### DATASET
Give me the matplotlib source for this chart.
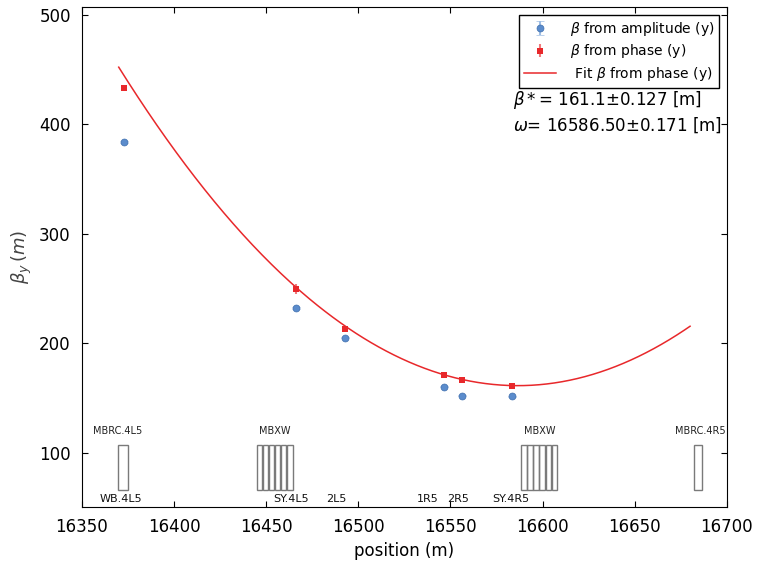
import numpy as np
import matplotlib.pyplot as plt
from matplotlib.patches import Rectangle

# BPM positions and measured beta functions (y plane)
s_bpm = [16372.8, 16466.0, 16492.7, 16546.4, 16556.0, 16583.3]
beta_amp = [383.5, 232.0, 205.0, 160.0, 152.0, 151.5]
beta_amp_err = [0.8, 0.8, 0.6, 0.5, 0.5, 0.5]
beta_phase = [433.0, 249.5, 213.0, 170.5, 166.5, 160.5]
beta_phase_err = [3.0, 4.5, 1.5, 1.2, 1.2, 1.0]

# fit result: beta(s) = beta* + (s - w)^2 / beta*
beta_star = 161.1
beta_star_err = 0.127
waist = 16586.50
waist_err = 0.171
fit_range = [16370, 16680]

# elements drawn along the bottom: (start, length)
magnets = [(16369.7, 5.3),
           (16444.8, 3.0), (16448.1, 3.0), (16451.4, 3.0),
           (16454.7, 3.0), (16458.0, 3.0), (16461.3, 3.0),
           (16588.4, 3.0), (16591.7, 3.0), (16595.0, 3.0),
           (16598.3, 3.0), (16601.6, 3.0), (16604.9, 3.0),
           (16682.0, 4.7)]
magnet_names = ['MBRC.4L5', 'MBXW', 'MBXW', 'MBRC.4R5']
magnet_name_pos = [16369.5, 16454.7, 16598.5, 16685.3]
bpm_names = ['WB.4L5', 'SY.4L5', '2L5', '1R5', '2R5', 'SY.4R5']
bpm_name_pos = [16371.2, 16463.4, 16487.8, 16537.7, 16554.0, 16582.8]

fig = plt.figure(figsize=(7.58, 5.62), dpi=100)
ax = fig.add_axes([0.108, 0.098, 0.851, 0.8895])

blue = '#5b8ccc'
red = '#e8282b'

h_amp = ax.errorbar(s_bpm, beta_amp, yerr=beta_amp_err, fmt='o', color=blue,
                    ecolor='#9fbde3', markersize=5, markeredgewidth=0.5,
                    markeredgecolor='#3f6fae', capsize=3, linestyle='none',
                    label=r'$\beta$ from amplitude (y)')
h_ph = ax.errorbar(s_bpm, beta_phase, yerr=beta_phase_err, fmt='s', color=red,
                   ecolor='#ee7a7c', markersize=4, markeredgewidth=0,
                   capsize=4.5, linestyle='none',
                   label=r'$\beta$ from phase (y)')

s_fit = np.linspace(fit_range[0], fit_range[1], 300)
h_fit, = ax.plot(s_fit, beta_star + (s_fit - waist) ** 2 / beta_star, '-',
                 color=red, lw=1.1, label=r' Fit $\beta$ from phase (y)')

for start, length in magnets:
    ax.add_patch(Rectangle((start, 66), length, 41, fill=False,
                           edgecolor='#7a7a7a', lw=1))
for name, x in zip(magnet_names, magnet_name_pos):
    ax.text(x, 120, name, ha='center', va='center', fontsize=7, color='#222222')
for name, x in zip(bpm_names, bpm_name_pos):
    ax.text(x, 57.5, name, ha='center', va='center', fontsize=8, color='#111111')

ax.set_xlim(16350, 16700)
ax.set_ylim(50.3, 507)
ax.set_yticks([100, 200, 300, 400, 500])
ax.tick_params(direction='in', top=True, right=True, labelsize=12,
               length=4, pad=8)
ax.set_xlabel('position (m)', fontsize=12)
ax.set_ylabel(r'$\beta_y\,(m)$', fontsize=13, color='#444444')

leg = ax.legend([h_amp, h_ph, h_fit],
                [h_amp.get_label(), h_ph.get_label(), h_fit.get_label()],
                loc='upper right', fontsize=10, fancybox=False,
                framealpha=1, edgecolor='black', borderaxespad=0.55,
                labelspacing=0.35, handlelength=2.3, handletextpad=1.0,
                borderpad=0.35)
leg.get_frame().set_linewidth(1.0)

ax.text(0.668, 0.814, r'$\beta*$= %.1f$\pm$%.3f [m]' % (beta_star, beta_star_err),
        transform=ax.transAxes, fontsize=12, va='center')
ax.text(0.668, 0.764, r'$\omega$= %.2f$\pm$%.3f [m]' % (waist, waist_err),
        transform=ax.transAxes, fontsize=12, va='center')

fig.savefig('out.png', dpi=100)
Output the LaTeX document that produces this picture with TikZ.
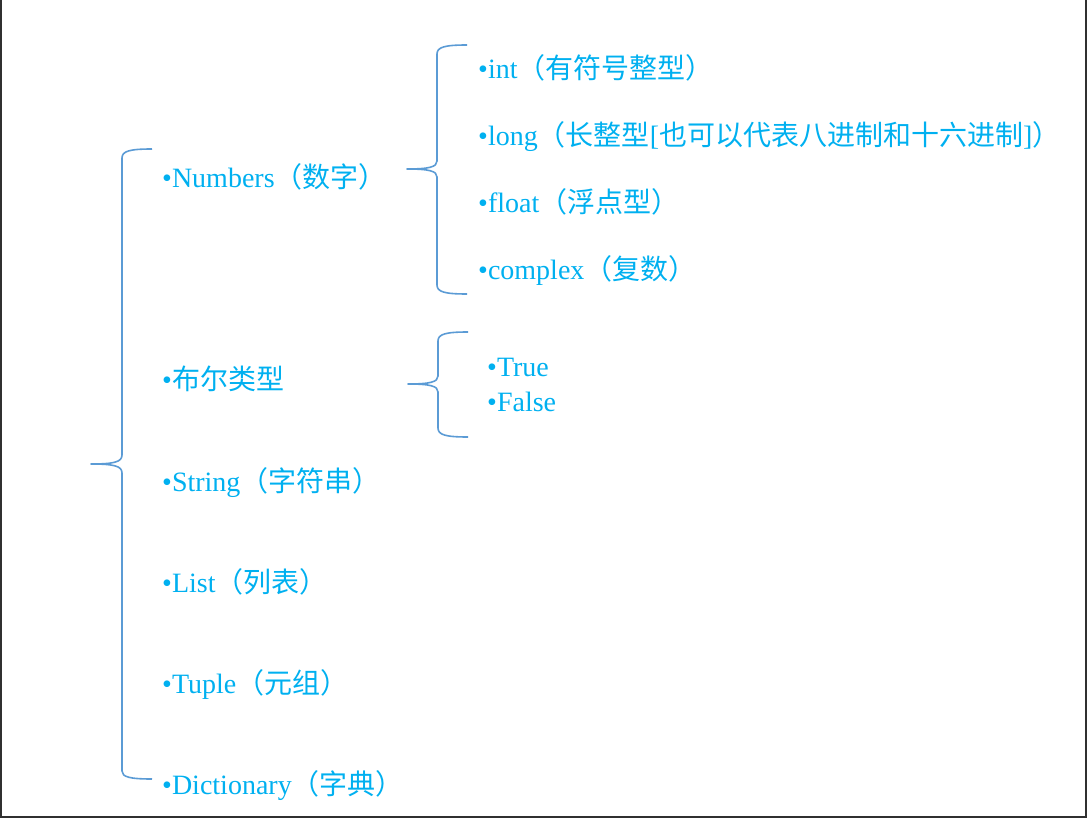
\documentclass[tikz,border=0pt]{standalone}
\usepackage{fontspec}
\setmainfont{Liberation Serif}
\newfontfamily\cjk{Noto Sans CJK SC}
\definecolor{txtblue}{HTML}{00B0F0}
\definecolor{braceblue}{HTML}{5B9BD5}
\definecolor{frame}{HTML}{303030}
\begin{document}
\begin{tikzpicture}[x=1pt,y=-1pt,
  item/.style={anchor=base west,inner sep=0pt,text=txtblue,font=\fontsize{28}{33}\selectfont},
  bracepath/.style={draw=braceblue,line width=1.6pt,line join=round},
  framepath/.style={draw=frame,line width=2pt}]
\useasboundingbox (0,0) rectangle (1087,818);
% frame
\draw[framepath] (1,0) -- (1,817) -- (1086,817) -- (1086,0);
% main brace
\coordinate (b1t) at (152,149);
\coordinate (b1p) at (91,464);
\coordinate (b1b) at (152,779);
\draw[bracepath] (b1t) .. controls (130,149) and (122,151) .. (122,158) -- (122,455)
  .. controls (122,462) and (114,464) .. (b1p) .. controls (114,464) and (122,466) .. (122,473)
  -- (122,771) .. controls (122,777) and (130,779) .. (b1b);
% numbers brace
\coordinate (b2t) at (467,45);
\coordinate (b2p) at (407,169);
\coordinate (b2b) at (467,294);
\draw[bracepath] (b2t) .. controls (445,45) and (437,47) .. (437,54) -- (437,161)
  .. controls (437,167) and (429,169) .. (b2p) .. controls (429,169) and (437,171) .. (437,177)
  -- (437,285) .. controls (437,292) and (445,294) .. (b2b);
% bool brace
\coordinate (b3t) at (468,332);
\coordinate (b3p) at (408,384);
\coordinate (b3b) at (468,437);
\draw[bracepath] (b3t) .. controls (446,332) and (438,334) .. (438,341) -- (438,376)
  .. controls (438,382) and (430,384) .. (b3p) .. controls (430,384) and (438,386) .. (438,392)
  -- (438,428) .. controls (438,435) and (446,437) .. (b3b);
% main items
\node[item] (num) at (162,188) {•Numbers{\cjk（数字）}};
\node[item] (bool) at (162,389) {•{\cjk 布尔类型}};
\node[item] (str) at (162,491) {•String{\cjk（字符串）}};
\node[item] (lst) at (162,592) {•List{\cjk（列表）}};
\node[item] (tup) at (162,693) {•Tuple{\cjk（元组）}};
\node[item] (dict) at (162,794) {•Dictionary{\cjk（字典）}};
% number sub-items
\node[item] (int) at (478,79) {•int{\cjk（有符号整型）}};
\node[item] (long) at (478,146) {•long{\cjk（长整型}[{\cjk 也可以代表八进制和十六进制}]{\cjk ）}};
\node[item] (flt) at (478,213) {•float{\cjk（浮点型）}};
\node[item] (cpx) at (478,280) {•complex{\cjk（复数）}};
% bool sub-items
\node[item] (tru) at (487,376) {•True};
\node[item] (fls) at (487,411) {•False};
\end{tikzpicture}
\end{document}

### EXERCISE REQUIREMENTS
Give all the lines above again, character for character, without pictures.

### RESPONSE TO THE EXERCISE
Give me the matplotlib source for this chart.
import numpy as np
import matplotlib.pyplot as plt
from matplotlib.patches import Rectangle

# BPM positions and measured beta functions (y plane)
s_bpm = [16372.8, 16466.0, 16492.7, 16546.4, 16556.0, 16583.3]
beta_amp = [383.5, 232.0, 205.0, 160.0, 152.0, 151.5]
beta_amp_err = [0.8, 0.8, 0.6, 0.5, 0.5, 0.5]
beta_phase = [433.0, 249.5, 213.0, 170.5, 166.5, 160.5]
beta_phase_err = [3.0, 4.5, 1.5, 1.2, 1.2, 1.0]

# fit result: beta(s) = beta* + (s - w)^2 / beta*
beta_star = 161.1
beta_star_err = 0.127
waist = 16586.50
waist_err = 0.171
fit_range = [16370, 16680]

# elements drawn along the bottom: (start, length)
magnets = [(16369.7, 5.3),
           (16444.8, 3.0), (16448.1, 3.0), (16451.4, 3.0),
           (16454.7, 3.0), (16458.0, 3.0), (16461.3, 3.0),
           (16588.4, 3.0), (16591.7, 3.0), (16595.0, 3.0),
           (16598.3, 3.0), (16601.6, 3.0), (16604.9, 3.0),
           (16682.0, 4.7)]
magnet_names = ['MBRC.4L5', 'MBXW', 'MBXW', 'MBRC.4R5']
magnet_name_pos = [16369.5, 16454.7, 16598.5, 16685.3]
bpm_names = ['WB.4L5', 'SY.4L5', '2L5', '1R5', '2R5', 'SY.4R5']
bpm_name_pos = [16371.2, 16463.4, 16487.8, 16537.7, 16554.0, 16582.8]

fig = plt.figure(figsize=(7.58, 5.62), dpi=100)
ax = fig.add_axes([0.108, 0.098, 0.851, 0.8895])

blue = '#5b8ccc'
red = '#e8282b'

h_amp = ax.errorbar(s_bpm, beta_amp, yerr=beta_amp_err, fmt='o', color=blue,
                    ecolor='#9fbde3', markersize=5, markeredgewidth=0.5,
                    markeredgecolor='#3f6fae', capsize=3, linestyle='none',
                    label=r'$\beta$ from amplitude (y)')
h_ph = ax.errorbar(s_bpm, beta_phase, yerr=beta_phase_err, fmt='s', color=red,
                   ecolor='#ee7a7c', markersize=4, markeredgewidth=0,
                   capsize=4.5, linestyle='none',
                   label=r'$\beta$ from phase (y)')

s_fit = np.linspace(fit_range[0], fit_range[1], 300)
h_fit, = ax.plot(s_fit, beta_star + (s_fit - waist) ** 2 / beta_star, '-',
                 color=red, lw=1.1, label=r' Fit $\beta$ from phase (y)')

for start, length in magnets:
    ax.add_patch(Rectangle((start, 66), length, 41, fill=False,
                           edgecolor='#7a7a7a', lw=1))
for name, x in zip(magnet_names, magnet_name_pos):
    ax.text(x, 120, name, ha='center', va='center', fontsize=7, color='#222222')
for name, x in zip(bpm_names, bpm_name_pos):
    ax.text(x, 57.5, name, ha='center', va='center', fontsize=8, color='#111111')

ax.set_xlim(16350, 16700)
ax.set_ylim(50.3, 507)
ax.set_yticks([100, 200, 300, 400, 500])
ax.tick_params(direction='in', top=True, right=True, labelsize=12,
               length=4, pad=8)
ax.set_xlabel('position (m)', fontsize=12)
ax.set_ylabel(r'$\beta_y\,(m)$', fontsize=13, color='#444444')

leg = ax.legend([h_amp, h_ph, h_fit],
                [h_amp.get_label(), h_ph.get_label(), h_fit.get_label()],
                loc='upper right', fontsize=10, fancybox=False,
                framealpha=1, edgecolor='black', borderaxespad=0.55,
                labelspacing=0.35, handlelength=2.3, handletextpad=1.0,
                borderpad=0.35)
leg.get_frame().set_linewidth(1.0)

ax.text(0.668, 0.814, r'$\beta*$= %.1f$\pm$%.3f [m]' % (beta_star, beta_star_err),
        transform=ax.transAxes, fontsize=12, va='center')
ax.text(0.668, 0.764, r'$\omega$= %.2f$\pm$%.3f [m]' % (waist, waist_err),
        transform=ax.transAxes, fontsize=12, va='center')

fig.savefig('out.png', dpi=100)
Output the LaTeX document that produces this picture with TikZ.
\documentclass[tikz,border=0pt]{standalone}
\usepackage{fontspec}
\setmainfont{Liberation Serif}
\newfontfamily\cjk{Noto Sans CJK SC}
\definecolor{txtblue}{HTML}{00B0F0}
\definecolor{braceblue}{HTML}{5B9BD5}
\definecolor{frame}{HTML}{303030}
\begin{document}
\begin{tikzpicture}[x=1pt,y=-1pt,
  item/.style={anchor=base west,inner sep=0pt,text=txtblue,font=\fontsize{28}{33}\selectfont},
  bracepath/.style={draw=braceblue,line width=1.6pt,line join=round},
  framepath/.style={draw=frame,line width=2pt}]
\useasboundingbox (0,0) rectangle (1087,818);
% frame
\draw[framepath] (1,0) -- (1,817) -- (1086,817) -- (1086,0);
% main brace
\coordinate (b1t) at (152,149);
\coordinate (b1p) at (91,464);
\coordinate (b1b) at (152,779);
\draw[bracepath] (b1t) .. controls (130,149) and (122,151) .. (122,158) -- (122,455)
  .. controls (122,462) and (114,464) .. (b1p) .. controls (114,464) and (122,466) .. (122,473)
  -- (122,771) .. controls (122,777) and (130,779) .. (b1b);
% numbers brace
\coordinate (b2t) at (467,45);
\coordinate (b2p) at (407,169);
\coordinate (b2b) at (467,294);
\draw[bracepath] (b2t) .. controls (445,45) and (437,47) .. (437,54) -- (437,161)
  .. controls (437,167) and (429,169) .. (b2p) .. controls (429,169) and (437,171) .. (437,177)
  -- (437,285) .. controls (437,292) and (445,294) .. (b2b);
% bool brace
\coordinate (b3t) at (468,332);
\coordinate (b3p) at (408,384);
\coordinate (b3b) at (468,437);
\draw[bracepath] (b3t) .. controls (446,332) and (438,334) .. (438,341) -- (438,376)
  .. controls (438,382) and (430,384) .. (b3p) .. controls (430,384) and (438,386) .. (438,392)
  -- (438,428) .. controls (438,435) and (446,437) .. (b3b);
% main items
\node[item] (num) at (162,188) {•Numbers{\cjk（数字）}};
\node[item] (bool) at (162,389) {•{\cjk 布尔类型}};
\node[item] (str) at (162,491) {•String{\cjk（字符串）}};
\node[item] (lst) at (162,592) {•List{\cjk（列表）}};
\node[item] (tup) at (162,693) {•Tuple{\cjk（元组）}};
\node[item] (dict) at (162,794) {•Dictionary{\cjk（字典）}};
% number sub-items
\node[item] (int) at (478,79) {•int{\cjk（有符号整型）}};
\node[item] (long) at (478,146) {•long{\cjk（长整型}[{\cjk 也可以代表八进制和十六进制}]{\cjk ）}};
\node[item] (flt) at (478,213) {•float{\cjk（浮点型）}};
\node[item] (cpx) at (478,280) {•complex{\cjk（复数）}};
% bool sub-items
\node[item] (tru) at (487,376) {•True};
\node[item] (fls) at (487,411) {•False};
\end{tikzpicture}
\end{document}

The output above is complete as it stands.